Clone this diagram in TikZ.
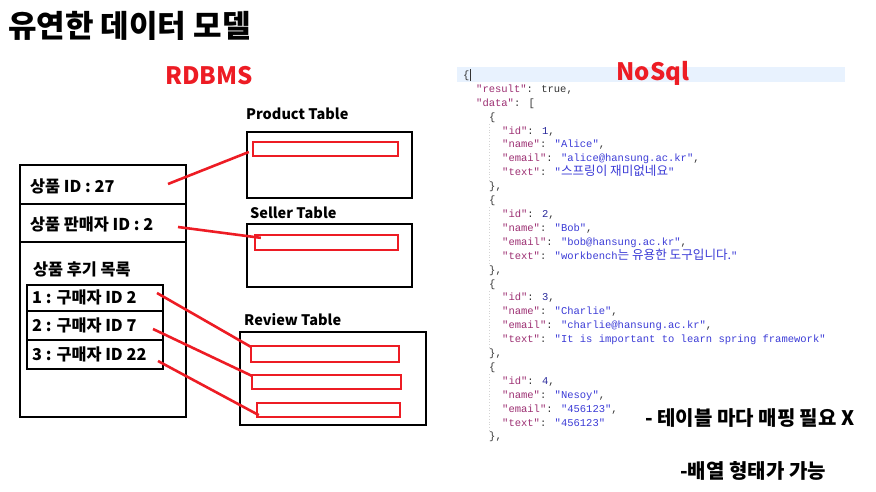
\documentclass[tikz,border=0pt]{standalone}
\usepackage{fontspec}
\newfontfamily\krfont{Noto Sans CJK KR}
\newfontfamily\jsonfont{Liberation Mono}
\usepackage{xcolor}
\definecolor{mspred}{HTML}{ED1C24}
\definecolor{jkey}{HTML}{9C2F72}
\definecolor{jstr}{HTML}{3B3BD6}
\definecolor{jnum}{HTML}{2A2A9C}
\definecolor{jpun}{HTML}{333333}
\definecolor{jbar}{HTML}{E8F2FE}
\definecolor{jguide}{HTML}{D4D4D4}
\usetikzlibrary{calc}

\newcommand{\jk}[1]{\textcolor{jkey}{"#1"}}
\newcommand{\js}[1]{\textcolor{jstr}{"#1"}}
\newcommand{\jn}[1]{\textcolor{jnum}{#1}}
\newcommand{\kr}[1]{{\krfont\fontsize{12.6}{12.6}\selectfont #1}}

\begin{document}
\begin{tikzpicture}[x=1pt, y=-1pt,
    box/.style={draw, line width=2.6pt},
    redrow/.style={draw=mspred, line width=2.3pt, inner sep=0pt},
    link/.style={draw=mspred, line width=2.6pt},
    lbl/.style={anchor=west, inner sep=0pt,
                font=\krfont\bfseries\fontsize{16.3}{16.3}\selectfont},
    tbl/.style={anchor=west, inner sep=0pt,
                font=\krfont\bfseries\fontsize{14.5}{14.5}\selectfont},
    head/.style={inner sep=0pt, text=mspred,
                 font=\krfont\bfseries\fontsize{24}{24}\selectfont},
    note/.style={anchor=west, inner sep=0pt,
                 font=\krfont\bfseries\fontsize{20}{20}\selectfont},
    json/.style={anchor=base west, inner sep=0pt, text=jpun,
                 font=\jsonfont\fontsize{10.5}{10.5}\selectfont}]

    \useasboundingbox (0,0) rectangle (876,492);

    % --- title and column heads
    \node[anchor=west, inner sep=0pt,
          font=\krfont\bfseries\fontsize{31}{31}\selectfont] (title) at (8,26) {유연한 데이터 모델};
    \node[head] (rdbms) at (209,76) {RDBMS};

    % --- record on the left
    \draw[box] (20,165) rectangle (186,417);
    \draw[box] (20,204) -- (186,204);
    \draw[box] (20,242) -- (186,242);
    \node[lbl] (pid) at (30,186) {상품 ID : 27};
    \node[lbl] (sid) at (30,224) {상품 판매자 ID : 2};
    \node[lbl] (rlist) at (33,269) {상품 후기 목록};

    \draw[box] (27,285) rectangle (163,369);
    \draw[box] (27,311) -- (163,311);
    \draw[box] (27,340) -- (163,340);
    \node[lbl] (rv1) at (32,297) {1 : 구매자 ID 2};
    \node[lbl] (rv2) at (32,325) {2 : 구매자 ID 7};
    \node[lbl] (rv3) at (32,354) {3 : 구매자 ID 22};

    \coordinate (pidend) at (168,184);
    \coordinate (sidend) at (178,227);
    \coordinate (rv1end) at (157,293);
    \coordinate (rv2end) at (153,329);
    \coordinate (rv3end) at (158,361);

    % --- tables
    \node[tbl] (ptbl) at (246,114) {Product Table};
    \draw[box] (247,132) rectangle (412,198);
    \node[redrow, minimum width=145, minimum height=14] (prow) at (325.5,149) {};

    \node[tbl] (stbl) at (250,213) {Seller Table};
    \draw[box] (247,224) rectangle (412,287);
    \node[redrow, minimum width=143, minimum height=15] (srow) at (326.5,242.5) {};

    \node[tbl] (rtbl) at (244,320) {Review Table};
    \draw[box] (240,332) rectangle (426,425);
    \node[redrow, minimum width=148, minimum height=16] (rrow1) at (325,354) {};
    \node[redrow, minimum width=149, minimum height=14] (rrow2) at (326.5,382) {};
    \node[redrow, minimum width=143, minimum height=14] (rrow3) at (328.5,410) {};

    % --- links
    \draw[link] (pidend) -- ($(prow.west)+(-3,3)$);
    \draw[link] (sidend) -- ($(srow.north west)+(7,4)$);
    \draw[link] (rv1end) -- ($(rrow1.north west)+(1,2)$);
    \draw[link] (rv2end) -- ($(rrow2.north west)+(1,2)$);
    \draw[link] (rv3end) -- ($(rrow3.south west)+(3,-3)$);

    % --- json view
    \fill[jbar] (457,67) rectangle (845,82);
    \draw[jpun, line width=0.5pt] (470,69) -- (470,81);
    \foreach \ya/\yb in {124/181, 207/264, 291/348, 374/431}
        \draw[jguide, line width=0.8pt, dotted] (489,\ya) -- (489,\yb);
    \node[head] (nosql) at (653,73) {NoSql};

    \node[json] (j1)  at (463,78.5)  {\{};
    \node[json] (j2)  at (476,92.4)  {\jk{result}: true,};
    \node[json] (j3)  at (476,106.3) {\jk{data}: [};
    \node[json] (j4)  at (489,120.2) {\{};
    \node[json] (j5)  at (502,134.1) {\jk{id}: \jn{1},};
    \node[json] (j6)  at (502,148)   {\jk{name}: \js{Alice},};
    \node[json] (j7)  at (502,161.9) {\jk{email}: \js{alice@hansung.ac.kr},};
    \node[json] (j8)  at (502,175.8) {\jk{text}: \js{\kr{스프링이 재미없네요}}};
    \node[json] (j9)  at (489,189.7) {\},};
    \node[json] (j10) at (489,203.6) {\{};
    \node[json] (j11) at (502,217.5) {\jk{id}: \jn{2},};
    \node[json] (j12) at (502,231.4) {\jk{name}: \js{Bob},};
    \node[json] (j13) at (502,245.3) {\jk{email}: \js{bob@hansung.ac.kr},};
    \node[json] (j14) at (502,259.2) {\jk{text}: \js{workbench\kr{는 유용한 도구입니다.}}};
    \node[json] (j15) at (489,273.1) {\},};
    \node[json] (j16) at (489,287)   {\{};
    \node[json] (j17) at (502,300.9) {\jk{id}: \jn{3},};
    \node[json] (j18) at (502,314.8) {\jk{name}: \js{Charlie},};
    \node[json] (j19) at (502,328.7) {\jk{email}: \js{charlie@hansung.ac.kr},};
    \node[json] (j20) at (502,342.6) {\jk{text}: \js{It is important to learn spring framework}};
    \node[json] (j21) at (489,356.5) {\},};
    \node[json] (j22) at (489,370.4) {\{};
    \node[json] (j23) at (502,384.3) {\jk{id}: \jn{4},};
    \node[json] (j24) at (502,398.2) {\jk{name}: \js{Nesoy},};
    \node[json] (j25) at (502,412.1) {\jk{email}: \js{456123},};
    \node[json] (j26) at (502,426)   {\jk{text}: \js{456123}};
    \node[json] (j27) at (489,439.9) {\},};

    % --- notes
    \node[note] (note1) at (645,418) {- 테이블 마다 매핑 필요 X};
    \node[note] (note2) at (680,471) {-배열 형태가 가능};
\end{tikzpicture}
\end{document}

---

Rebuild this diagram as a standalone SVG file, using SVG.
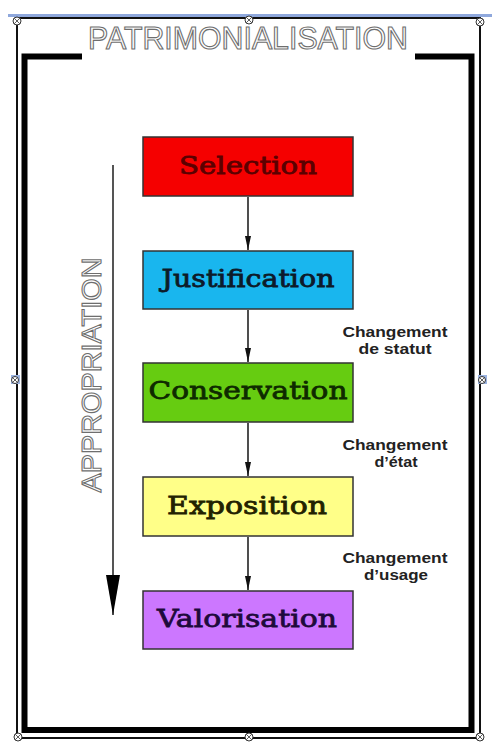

**Description of the task:**
Reproduce exactly the section that begins with the line containing "Clone this diagram in TikZ." and ends with the line containing "(0,0) rectangle (876,492);". Both boundary lines belong in the copy, but pictures do not.

**Solution to the problem:**
Clone this diagram in TikZ.
\documentclass[tikz,border=0pt]{standalone}
\usepackage{fontspec}
\newfontfamily\krfont{Noto Sans CJK KR}
\newfontfamily\jsonfont{Liberation Mono}
\usepackage{xcolor}
\definecolor{mspred}{HTML}{ED1C24}
\definecolor{jkey}{HTML}{9C2F72}
\definecolor{jstr}{HTML}{3B3BD6}
\definecolor{jnum}{HTML}{2A2A9C}
\definecolor{jpun}{HTML}{333333}
\definecolor{jbar}{HTML}{E8F2FE}
\definecolor{jguide}{HTML}{D4D4D4}
\usetikzlibrary{calc}

\newcommand{\jk}[1]{\textcolor{jkey}{"#1"}}
\newcommand{\js}[1]{\textcolor{jstr}{"#1"}}
\newcommand{\jn}[1]{\textcolor{jnum}{#1}}
\newcommand{\kr}[1]{{\krfont\fontsize{12.6}{12.6}\selectfont #1}}

\begin{document}
\begin{tikzpicture}[x=1pt, y=-1pt,
    box/.style={draw, line width=2.6pt},
    redrow/.style={draw=mspred, line width=2.3pt, inner sep=0pt},
    link/.style={draw=mspred, line width=2.6pt},
    lbl/.style={anchor=west, inner sep=0pt,
                font=\krfont\bfseries\fontsize{16.3}{16.3}\selectfont},
    tbl/.style={anchor=west, inner sep=0pt,
                font=\krfont\bfseries\fontsize{14.5}{14.5}\selectfont},
    head/.style={inner sep=0pt, text=mspred,
                 font=\krfont\bfseries\fontsize{24}{24}\selectfont},
    note/.style={anchor=west, inner sep=0pt,
                 font=\krfont\bfseries\fontsize{20}{20}\selectfont},
    json/.style={anchor=base west, inner sep=0pt, text=jpun,
                 font=\jsonfont\fontsize{10.5}{10.5}\selectfont}]

    \useasboundingbox (0,0) rectangle (876,492);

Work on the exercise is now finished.